Потом её перевернули и поставили вертикально. В узкую голубовато-серебристую лодку. По крайней мере это было похоже на лодку. А тот, кто стоял перед нею, был похож на человека. Но она сразу поняла, что он не человек.
То есть он стоял как человек, но у него было совершенно кошачье лицо и кошачьи руки.
– Все хорошо, – сказал он. – Не бояться.
– Хорошо, – согласилась учительница. – Я не боюсь.
Потом у неё подогнулись ноги, и она села на дно лодки. Дно было теплым и ребристым.
Обрыв поплыл вверх, быстрее и быстрее. Шум прибоя усилился, потом пропал. Она поняла, что заложило уши. В голове стучали серебряные молоточки и свистел забытый на огне чайник. Потом ей помогли сойти на каменистый пляж. Один из людей-котов держал её за руки, а другой сзади массировал ей виски и затылок. Она смотрела в глаза тому, который её держал, и поражалась глубине этих коричневато-золотых глаз.
– Спасибо, – повторяла она, – спасибо, спасибо…
– Никакой цены, – сказал кот, и она все прекрасно поняла.
Потом ей махнули руками, две фигуры совершенно неуловимо для глаза вспрыгнули в лодку, так и висевшую в воздухе, и лодка стремительно скользнула прочь от берега, сразу став невидимой. Но дальнозорким глазам старой учительницы показалось, что чуть в стороне и низко-низко над водой скользнули ещё две такие же неуловимые длинные тени.
Снова Санкт-Петербург
Морг «взяли» легко: пока полковник медслужбы Софья Михайловна Табак (уже без шуточек насчет загара и сметаны) долго, многословно и безуспешно убеждала помощника Сарафанова, капитана Петько, что ей совершенно необходима помощь не имеющего допуска Адама в неурочной ночной работе с охраняемыми объектами, Геловани за их спинами спокойно пересек просматриваемый коридор, слесарной отмычкой отпер простейший висячий замок на двери холодильника морга, нашел при свете фонарика нужное тельце (к счастью, ещё не разрезанное на кусочки, лишь вскрытое и зашитое довольно грубо, и только левая кисть хранилась отдельно, в банке с каким-то раствором, Геловани выругался и сунул мокрую лапку в карман), запеленал в простыню и вынес просто под мышкой во двор госпиталя. Здесь его ждала Вита на спортивном глайдере-«лягушке», способном преодолевать пятиметровые препятствия.

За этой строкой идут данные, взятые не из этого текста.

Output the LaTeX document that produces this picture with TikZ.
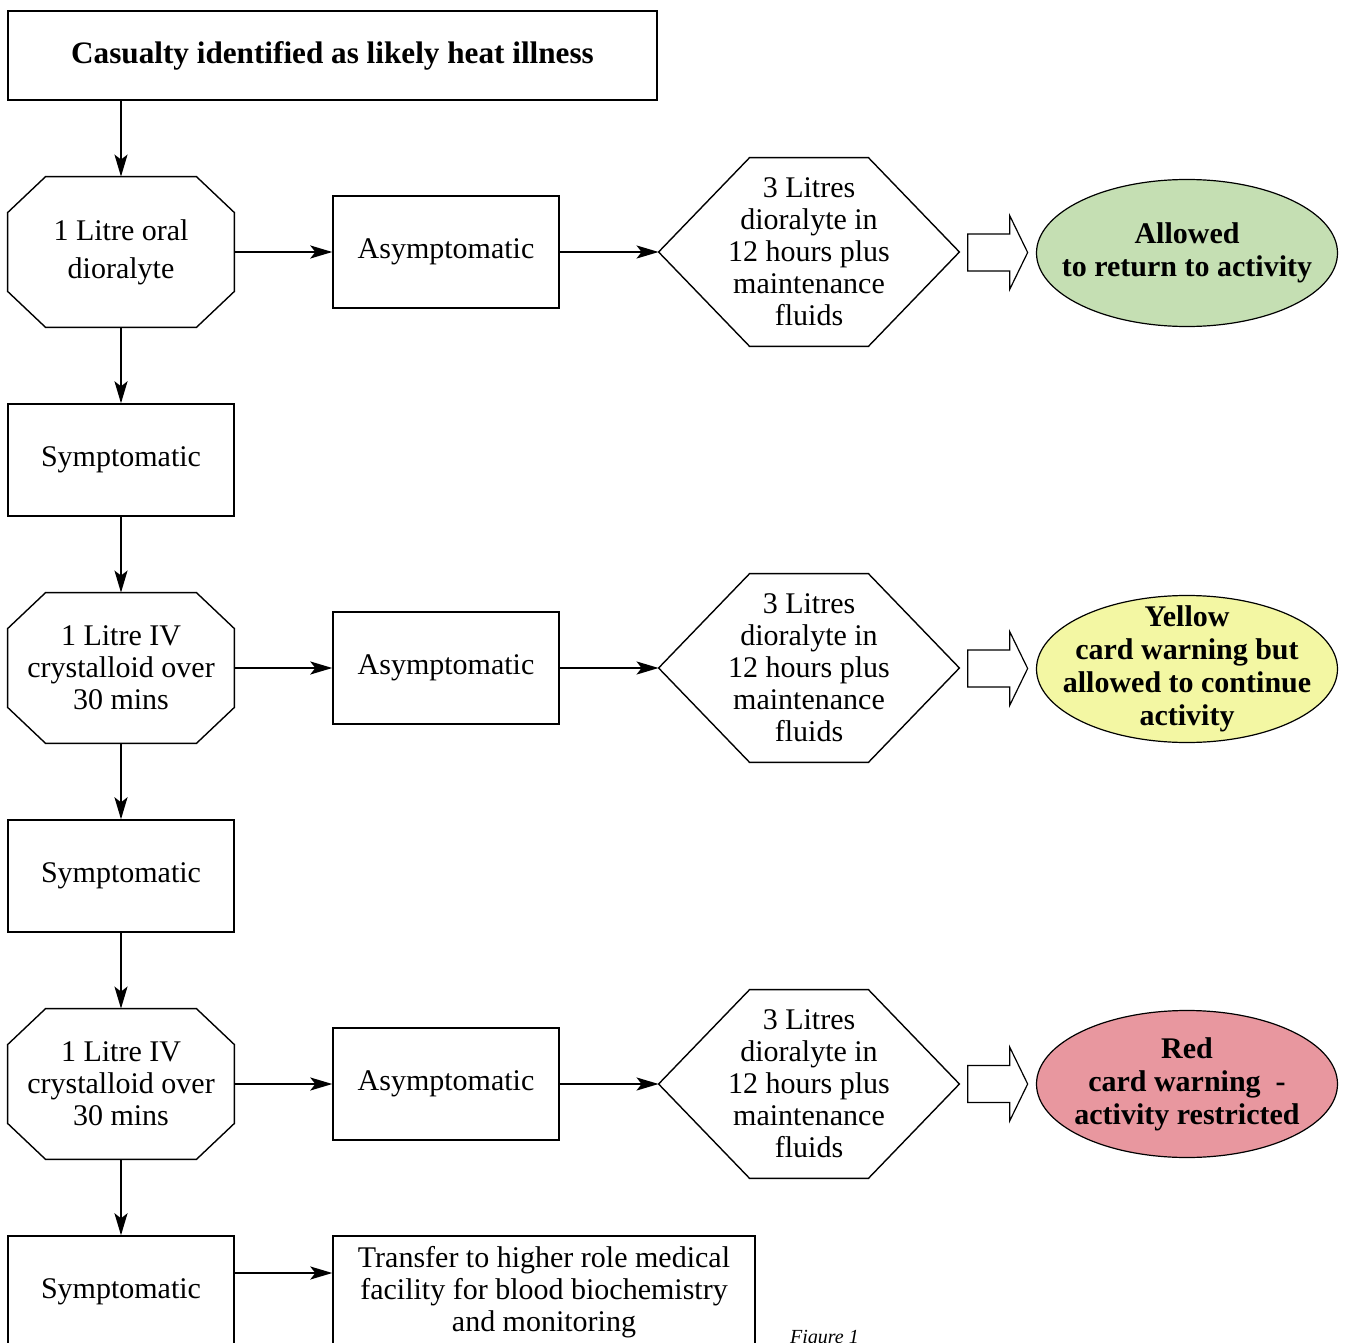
\documentclass[tikz,border=0pt]{standalone}
\usepackage{fontspec}
\setmainfont{Liberation Serif}
\usetikzlibrary{positioning, arrows.meta, calc, shapes.geometric}

\definecolor{okgreen}{RGB}{197,223,179}
\definecolor{warnyellow}{RGB}{243,247,163}
\definecolor{stopred}{RGB}{232,151,159}

\begin{document}
\begin{tikzpicture}[
    x=0.5pt, y=-0.5pt,
    >={Stealth[length=11pt, width=6.5pt, inset=2.5pt]},
    font=\fontsize{15}{16}\selectfont,
    flow/.style={->, line width=1pt},
    plainbox/.style={draw, line width=0.7pt, minimum width=113pt, minimum height=56pt,
                     inner sep=0pt, align=center},
    octbox/.style={minimum width=113pt, minimum height=75pt, inner sep=0pt, align=center},
    hexbox/.style={minimum width=150pt, minimum height=94pt, inner sep=0pt, align=center},
    fatarrow/.style={draw, line width=0.6pt, fill=white},
    outcome/.style={ellipse, draw, line width=0.6pt, minimum width=150.5pt,
                    minimum height=73.5pt, inner xsep=-14pt, inner ysep=-10pt, align=center,
                    font=\fontsize{15}{16.5}\selectfont\bfseries},
]

\useasboundingbox (0,0) rectangle (1345,1343);

% --- top box ---
\node[plainbox, minimum width=324.5pt, minimum height=44.5pt,
      font=\fontsize{15.6}{16}\selectfont\bfseries]
    (start) at (332.5,55.5) {Casualty identified as likely heat illness};

% --- left column ---
\node[octbox] (oct1) at (121,252) {1 Litre oral\\[3pt]dioralyte};
\node[plainbox] (sym1) at (121,460) {Symptomatic};
\node[octbox] (oct2) at (121,668) {1 Litre IV\\crystalloid over\\30 mins};
\node[plainbox] (sym2) at (121,876) {Symptomatic};
\node[octbox] (oct3) at (121,1084) {1 Litre IV\\crystalloid over\\30 mins};
\node[plainbox] (sym3) at (121,1292) {Symptomatic};

% octagon outlines
\foreach \n in {oct1,oct2,oct3} {
    \draw[line width=0.7pt]
        ([xshift=19pt]\n.north west) -- ([xshift=-19pt]\n.north east)
        -- ([yshift=-18pt]\n.north east) -- ([yshift=18pt]\n.south east)
        -- ([xshift=-19pt]\n.south east) -- ([xshift=19pt]\n.south west)
        -- ([yshift=18pt]\n.south west) -- ([yshift=-18pt]\n.north west) -- cycle;
}

\draw[flow] (start.south -| oct1.north) -- (oct1.north);
\draw[flow] (oct1.south) -- (sym1.north);
\draw[flow] (sym1.south) -- (oct2.north);
\draw[flow] (oct2.south) -- (sym2.north);
\draw[flow] (sym2.south) -- (oct3.north);
\draw[flow] (oct3.south) -- (sym3.north);

% --- outcomes ---
\node[outcome, fill=okgreen] (out1) at (1187,253) {Allowed\\to return to activity};
\node[outcome, fill=warnyellow] (out2) at (1187,669)
    {Yellow\\card warning but\\allowed to continue\\activity};
\node[outcome, fill=stopred] (out3) at (1187,1084)
    {Red\\card warning\ \ -\\activity restricted};

% --- rows ---
\foreach \r/\yc in {1/252, 2/668, 3/1084} {
    \node[plainbox] (asym\r) at (446,\yc) {Asymptomatic};
    \node[hexbox] (hex\r) at (809,\yc)
        {3 Litres\\dioralyte in\\12 hours plus\\maintenance\\fluids};
    \draw[line width=0.7pt]
        (hex\r.west) -- ([xshift=45.5pt]hex\r.north west)
        -- ([xshift=-45.5pt]hex\r.north east) -- (hex\r.east)
        -- ([xshift=-45.5pt]hex\r.south east) -- ([xshift=45.5pt]hex\r.south west) -- cycle;
    % hollow block arrow hex -> outcome
    \coordinate (fat\r) at ($(hex\r.east)!0.5!(out\r.west)$);
    \draw[fatarrow]
        ([shift={(-30,-18.5)}]fat\r) -- ([shift={(12,-18.5)}]fat\r)
        -- ([shift={(12,-37)}]fat\r) -- ([shift={(30,0)}]fat\r)
        -- ([shift={(12,37)}]fat\r) -- ([shift={(12,18.5)}]fat\r)
        -- ([shift={(-30,18.5)}]fat\r) -- cycle;
    \draw[flow] (oct\r.east) -- (asym\r.west);
    \draw[flow] (asym\r.east) -- (hex\r.west);
}

% --- transfer ---
\node[plainbox, minimum width=211pt] (trans) at (544,1292)
    {Transfer to higher role medical\\facility for blood biochemistry\\and monitoring};
\draw[flow] ([yshift=9.5pt]sym3.east) -- ([yshift=9.5pt]sym3.east -| trans.west);

\node[anchor=base west, font=\fontsize{10}{12}\selectfont\itshape] (fig) at (783,1343) {Figure 1};

\end{tikzpicture}
\end{document}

В заборе было всего два с половиной…
(– Не знал, что ты увлекаешься такими вещами… – удивленно сказал Адам, разглядывая глайдер поздно вечером, когда отмели все сложные планы и остановились на этом, простом и последнем, и Вита махнула на такси домой и вернулась верхом на глайдере: приземистом, серо-стальном.
– А я и не увлекаюсь, – сказала она. – Купила, можно сказать, сдуру.
Ей не нравилось, когда он о ней чего-то не знал…)
В квартире было уже достаточно холодно. Оба кондиционера работали на полную мощность. Адам сгонял в ночной универмаг, купил детскую ванночку, пару пуховых перин, большие пластиковые чехлы для пальто. Когда он вернулся, у подъезда дожидался военный фургончик и сонный усатый мичман. Адам расписался в получении груза, мичман козырнул и уехал. Двадцатилитровые термосы с жидким азотом пришлось волочь на третий этаж самостоятельно. Зато большой пакет из универмага шустрые мальчики в пестрой униформе порывались затащить внутрь квартиры, распаковать, расставить… Адам с трудом расплатился с ними на пороге.
Адам обложил периной ванночку, потом аккуратно натянул сверху один чехол, потом обернул все второй периной и натянул следующий чехол, побольше. Получился прекрасный термоизолирующий кокон. Жидкий азот будет поступать внутрь по обычной медицинской капельнице. Холода хватит на несколько суток.
– Вита! – позвал он.
Вита не ответила, и он пошел за ней, в соседнюю комнату.
На диване совсем по-человечески лежал мертвый котенок, одетый в тельняшку и чуть великоватые черные брюки. Руки были сложены на груди. Обе, отметил Адам. Витка все-таки пришила отрезанную кисть. Длинный рукав скрыл неумелый шов. Мертвые пальцы сжимали маленький елочный шарик с серебряными звездочками. Рядом, у закрытого зеркала, горел светильничек.
Вита сидела на полу, поджав ноги. Она не заметила, как вошел Адам. Закрыв глаза, чуть покачивая головой, она очень тихо, без слов, пела колыбельную.